Interfacial plasmonic effects of gold nanoparticle-decorated graphene oxides on the performance of perovskite photovoltaic devices

Abstract

Incorporation of metal nanoparticles (NPs) that can trigger localized surface plasmon resonance (LSPR) is an effective method for improving the performance of photovoltaics. Herein, Au NP- decorated graphene oxides (AuNP@GO) are synthesized and incorporated into halide perovskite photovoltaics (HPPVs) to improve their efficiencies. The resulting HPPVs exhibit enhanced power conversion efficiencies (PCEs) under illumination at 1 sun and the device enhancement can be attributed to the LSPR effects of the AuNP@GO nanocomposites. More interestingly, from the external quantum efficiency (EQE) spectra, we find two spectral wavelength regimes where the EQE values are improved.
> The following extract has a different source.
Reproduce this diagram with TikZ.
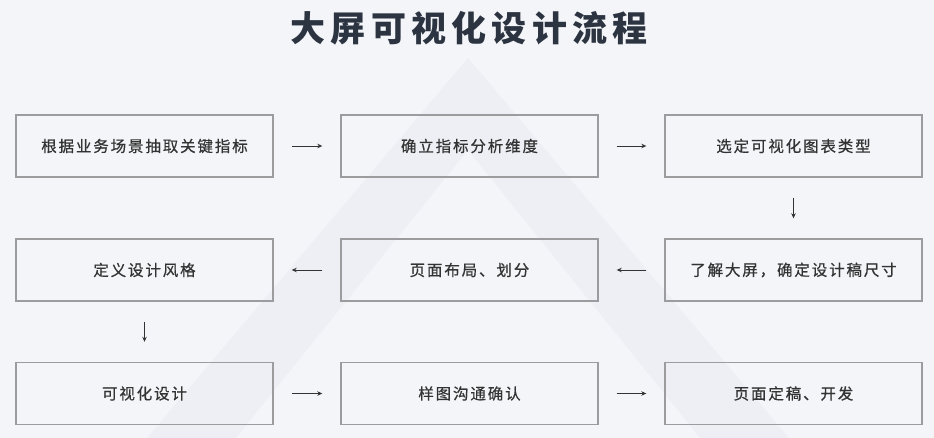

Because the Au NPs are positioned at the interface between the buffer layer and the perovskite active layer, we attribute such unique “interfacial” plasmonic effects to the fact that the Au NPs are affected by the two dielectric environments surrounding them. Because solar radiation covers a broad wavelength range, the interfacial plasmonic effects should extend the spectral range of enhanced light absorption. Further, the potential of the AuNP@GO nanocomposites to enhance the performance of HPPVs under indoor lighting conditions is also evaluated.